Jakarta, Gesuri.id - DPC PDI Perjuangan Kabupaten Bekasi memperingati Hari Tani Nasional 2025 dengan turun langsung ke sawah Desa Karang Mekar, Kecamatan Kedungwaringin, Bekasi, Jawa Barat.
Sekretaris DPC PDI Perjuangan Kabupaten Bekasi, Usup Supriatna, menyebut langkah simbolis ini sebagai wujud keberpihakan partai banteng terhadap petani, yang selama ini menjadi ujung tombak ketahanan pangan.
“Di Hari Tani ini, kami DPC PDI-Perjuangan Kabupaten Bekasi turun langsung ke sawah. Kami ingin memastikan petani di Bekasi tetap berdaya, dan kebutuhan pangan daerah bisa terpenuhi,” ujar Usup Supriatna kepada Cikarang Ekspres, Rabu (24/9).
Baca: Said Kritik Masih Adanya Ketimpangan Ekonomi di Tanah Air
Menurutnya, dari hasil dialog, persoalan yang paling banyak dikeluhkan petani adalah soal kesejahteraan, sistem irigasi, hingga ketersediaan pupuk dan bibit.

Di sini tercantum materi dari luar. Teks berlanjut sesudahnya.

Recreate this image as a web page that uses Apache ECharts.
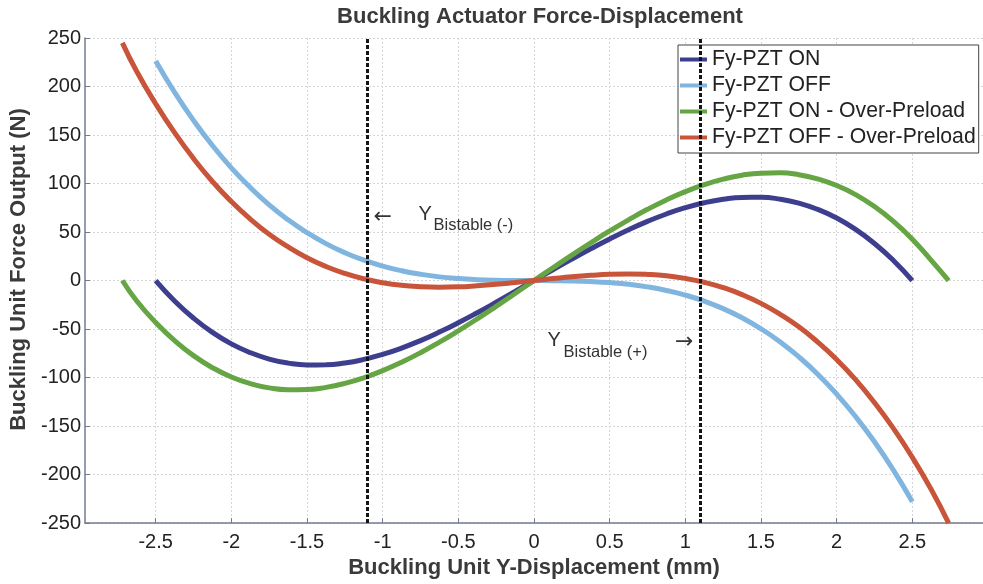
<!DOCTYPE html>
<html>
<head>
<meta charset="utf-8">
<script src="https://cdn.jsdelivr.net/npm/echarts@6/dist/echarts.min.js"></script>
<style>
  html, body { margin: 0; padding: 0; background: #fff; }
  #chart { width: 983px; height: 584px; }
</style>
</head>
<body>
<div id="chart"></div>
<script>
// Displacement samples (mm)
const xPzt = [-2.5, -2.375, -2.25, -2.125, -2, -1.875, -1.75, -1.625, -1.5, -1.375, -1.25, -1.125,
              -1, -0.875, -0.75, -0.625, -0.5, -0.375, -0.25, -0.125, 0,
              0.125, 0.25, 0.375, 0.5, 0.625, 0.75, 0.875, 1, 1.125, 1.25, 1.375,
              1.5, 1.625, 1.75, 1.875, 2, 2.125, 2.25, 2.375, 2.5];
const xOverPreload = [-2.72, -2.625, -2.5, -2.375, -2.25, -2.125, -2, -1.875, -1.75, -1.625, -1.5,
                      -1.375, -1.25, -1.125, -1, -0.875, -0.75, -0.625, -0.5, -0.375, -0.25, -0.125, 0,
                      0.125, 0.25, 0.375, 0.5, 0.625, 0.75, 0.875, 1, 1.125, 1.25, 1.375, 1.5,
                      1.625, 1.75, 1.875, 2, 2.125, 2.25, 2.375, 2.5, 2.625, 2.74];

// Force output (N)
const fyPztOn = [0, -21, -38.7, -53.4, -65.3, -74.3, -80.9, -85.1, -87, -86.9, -85, -81.3,
                 -76.1, -69.6, -61.9, -53.1, -43.5, -33.2, -22.4, -11.3, 0,
                 11.1, 22.1, 32.7, 42.9, 52.4, 61, 68.6, 75.1, 80.2, 83.8, 85.7,
                 85.8, 83.9, 79.8, 73.3, 64.4, 52.7, 38.2, 20.7, 0];
const fyPztOff = [226.3, 194.1, 165.1, 139.2, 116.2, 95.9, 78, 62.6, 49.4, 38.1, 28.7, 21.1,
                  14.9, 10.1, 6.5, 3.8, 2.05, 0.95, 0.35, 0.09, 0,
                  -0.1, -0.35, -1, -2.1, -3.8, -6.5, -10.2, -15, -21.2, -28.9, -38.4,
                  -49.7, -63, -78.6, -96.5, -117, -140.2, -166.2, -195.4, -228];
const fyPztOnOver = [0, -21.1, -43.2, -61.9, -77.4, -89.8, -99.4, -106.2, -110.6, -112.5, -112.3,
                     -110.1, -106, -100.2, -92.9, -84.2, -74.4, -63.5, -51.8, -39.5, -26.6, -13.4, 0,
                     13.2, 26.2, 38.9, 51.1, 62.6, 73.4, 83.1, 91.6, 98.8, 104.5, 108.6, 110.7,
                     111, 109.1, 104.7, 98, 88.6, 76.3, 61, 42.6, 20.8, 0];
const fyPztOffOver = [245, 215.4, 182.2, 152.4, 125.8, 102.1, 81.4, 63.4, 47.7, 34.6, 23.5,
                      14.5, 7.3, 1.8, -2.2, -4.9, -6.3, -6.8, -6.5, -5.4, -3.9, -2, 0,
                      2, 3.9, 5.4, 6.5, 6.8, 6.3, 4.9, 2.2, -1.8, -7.3, -14.5, -23.5,
                      -34.6, -47.7, -63.4, -81.4, -102.1, -125.8, -152.4, -182.2, -215.4, -250];

// Bistable positions (mm)
const bistableX = [-1.1, 1.1];

// Tick labels
const xTicks = [-2.5, -2, -1.5, -1, -0.5, 0, 0.5, 1, 1.5, 2, 2.5];
const yTicks = [-250, -200, -150, -100, -50, 0, 50, 100, 150, 200, 250];

const seriesNames = ['Fy-PZT ON', 'Fy-PZT OFF', 'Fy-PZT ON - Over-Preload', 'Fy-PZT OFF - Over-Preload'];
const seriesColors = ['#3d3f8e', '#80b5e0', '#66a543', '#c8553a'];

const FONT = '"Liberation Sans", Arial, Helvetica, sans-serif';
const ARROW_FONT = '"DejaVu Sans", sans-serif';
const AXIS_COLOR = '#727b8e';

const pairs = (xs, ys) => xs.map((x, i) => [x, ys[i]]);

const chart = echarts.init(document.getElementById('chart'), null, { renderer: 'canvas' });

function curve(idx, xs, ys, extra) {
  return Object.assign({
    name: seriesNames[idx],
    type: 'line',
    data: pairs(xs, ys),
    smooth: true,
    showSymbol: false,
    symbol: 'none',
    animation: false,
    lineStyle: { width: 5, color: seriesColors[idx] },
    itemStyle: { color: seriesColors[idx] }
  }, extra || {});
}

const option = {
  backgroundColor: '#ffffff',
  animation: false,
  textStyle: { fontFamily: FONT },
  title: {
    text: 'Buckling Actuator Force-Displacement',
    left: 535,
    textAlign: 'center',
    top: 1,
    textStyle: { fontFamily: FONT, fontSize: 22, fontWeight: 'bold', color: '#3a3a3a' }
  },
  grid: { left: 85, right: 0, top: 38, bottom: 60, containLabel: false },
  legend: {
    orient: 'vertical',
    left: 678,
    top: 45,
    data: seriesNames,
    icon: 'rect',
    itemWidth: 27,
    itemHeight: 4,
    itemGap: 5,
    backgroundColor: '#ffffff',
    borderColor: '#444',
    borderWidth: 1,
    borderRadius: 0,
    padding: [4, 3, 5, 2],
    textStyle: { fontFamily: FONT, fontSize: 21.2, color: '#222', lineHeight: 20 }
  },
  xAxis: {
    type: 'value',
    min: -2.967,
    max: 2.967,
    name: 'Buckling Unit Y-Displacement (mm)',
    nameLocation: 'middle',
    nameGap: 27,
    nameTextStyle: { fontFamily: FONT, fontSize: 22, fontWeight: 'bold', color: '#3a3a3a' },
    axisLine: { show: true, onZero: false, lineStyle: { color: AXIS_COLOR, width: 1.5 } },
    axisTick: { show: true, inside: true, length: 5, customValues: xTicks, lineStyle: { color: AXIS_COLOR } },
    axisLabel: { customValues: xTicks, fontFamily: FONT, fontSize: 20, color: '#222', margin: 9 },
    splitLine: { show: true, lineStyle: { color: '#d6d6d6', type: [2, 2], width: 1 } }
  },
  yAxis: {
    type: 'value',
    min: yTicks[0],
    max: yTicks[yTicks.length - 1],
    interval: 50,
    name: 'Buckling Unit Force Output (N)',
    nameLocation: 'middle',
    nameGap: 47,
    nameTextStyle: { fontFamily: FONT, fontSize: 22, fontWeight: 'bold', color: '#3a3a3a', padding: [0, 0, 0, 22] },
    axisLine: { show: true, onZero: false, lineStyle: { color: AXIS_COLOR, width: 1.5 } },
    axisTick: { show: true, inside: true, length: 5, lineStyle: { color: AXIS_COLOR } },
    axisLabel: { fontFamily: FONT, fontSize: 20, color: '#222', margin: 4 },
    splitLine: { show: true, lineStyle: { color: '#d6d6d6', type: [2, 2], width: 1 } }
  },
  series: [
    curve(0, xPzt, fyPztOn),
    curve(1, xPzt, fyPztOff),
    curve(2, xOverPreload, fyPztOnOver),
    curve(3, xOverPreload, fyPztOffOver, {
      markLine: {
        silent: true,
        symbol: 'none',
        animation: false,
        z: 10,
        label: { show: false },
        lineStyle: { color: '#151515', type: [4, 2], width: 3 },
        data: bistableX.map(v => ({ xAxis: v }))
      }
    })
  ]
};

chart.setOption(option);

// Y_Bistable annotations next to the dashed lines
function bistableNotes() {
  const left = chart.convertToPixel({ gridIndex: 0 }, [bistableX[0], 68]);
  const right = chart.convertToPixel({ gridIndex: 0 }, [bistableX[1], -62]);
  const main = { fontFamily: FONT, fontSize: 20, fill: '#333' };
  const sub = { fontFamily: FONT, fontSize: 16.5, fill: '#333' };
  const arrow = { fontFamily: ARROW_FONT, fontSize: 22, fill: '#333' };
  const t = (x, y, text, st, align) => ({
    type: 'text', x: x, y: y, z: 20, silent: true,
    style: Object.assign({ text: text, align: align || 'left', verticalAlign: 'middle' }, st)
  });
  return [
    t(left[0] + 6, left[1] + 3, '\u2190', arrow),
    t(left[0] + 51, left[1], 'Y', main),
    t(left[0] + 66, left[1] + 11, 'Bistable (-)', sub),
    t(right[0] - 153, right[1], 'Y', main),
    t(right[0] - 137, right[1] + 12, 'Bistable (+)', sub),
    t(right[0] - 7, right[1] + 2, '\u2192', arrow, 'right')
  ];
}

chart.setOption({ graphic: bistableNotes() });
</script>
</body>
</html>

Hal tersebut, kata Usup, harus segera direspon dengan kebijakan dan anggaran yang berpihak kepada petani.
“Masalah pintu air, pengairan sawah, hingga pupuk dan bibit itu yang paling mendesak. Kami akan kawal program pemberdayaan supaya petani tidak jalan sendiri,” tambahnya.
Lebih lanjut, Politisi PDI Perjuangan itu juga mengingatkan bahwa pihaknya bersama eksekutif yakni Pemkab Bekasi sudah menetapkan Peraturan Daerah tentang Lahan Pertanian Pangan Berkelanjutan (LP2B). Perda ini menjadi payung hukum agar lahan pertanian tetap terjaga dari alih fungsi.
“Ini bukti keberpihakan. Kami konsisten menjaga sawah Bekasi tetap produktif, karena petani adalah benteng terakhir kedaulatan pangan,” pungkasnya
Sementara itu, Anggota DPRD Kabupaten Bekasi, Jiovanno Nahampun, menegaskan bahwa persoalan mendasar petani di Bekasi bukan hanya soal pupuk dan irigasi, melainkan juga kepemilikan lahan.
“Mayoritas petani kita bukan pemilik lahan, mereka hanya penggarap. Jadi meskipun hasil panen bagus, kesejahteraan tidak berbanding lurus karena sebagian besar keuntungan kembali ke pemilik tanah,” kata Jiovanno.
Menurutnya, kondisi ini membuat posisi tawar petani semakin lemah. Bahkan, ketika lahan milik pribadi berubah fungsi menjadi kawasan industri atau perumahan, para petani kehilangan mata pencaharian.
“Kalau pola ini dibiarkan, kita akan menghadapi krisis. Bekasi bisa kehilangan petani, sementara pangan tetap dibutuhkan,” tegasnya.
Baca: Danang Maharsa Luncurkan Inovasi Kenceng untuk Tekan Stunting
Untuk itu, Jiovanno mendorong Pemerintah Kabupaten Bekasi menetapkan lahan khusus pertanian sebagai aset daerah atau bahkan menghibahkan lahan produktif kepada kelompok tani. Dengan begitu, para petani memiliki kepastian usaha sekaligus terlindungi dari ancaman alih fungsi lahan.
“Komisi I DPRD akan mengawal penuh agar Pemkab Bekasi tidak hanya mengandalkan perda LP2B. Harus ada langkah nyata, yakni penetapan aset pertanian yang tidak bisa dialihfungsikan. Kalau ini terwujud, dampaknya besar sekali terhadap ketahanan pangan dan kesejahteraan petani,” ujarnya.
Jiovanno juga menekankan bahwa pemberdayaan petani tidak boleh berhenti pada bantuan bibit atau pupuk saja, melainkan harus menyentuh persoalan struktural.
"Kalau petani punya lahan sendiri, mereka lebih mandiri. Pemerintah tinggal masuk dengan teknologi, mekanisasi, dan akses pasar. Itu baru namanya petani bangkit maju dan sejahtera,” tandasnya.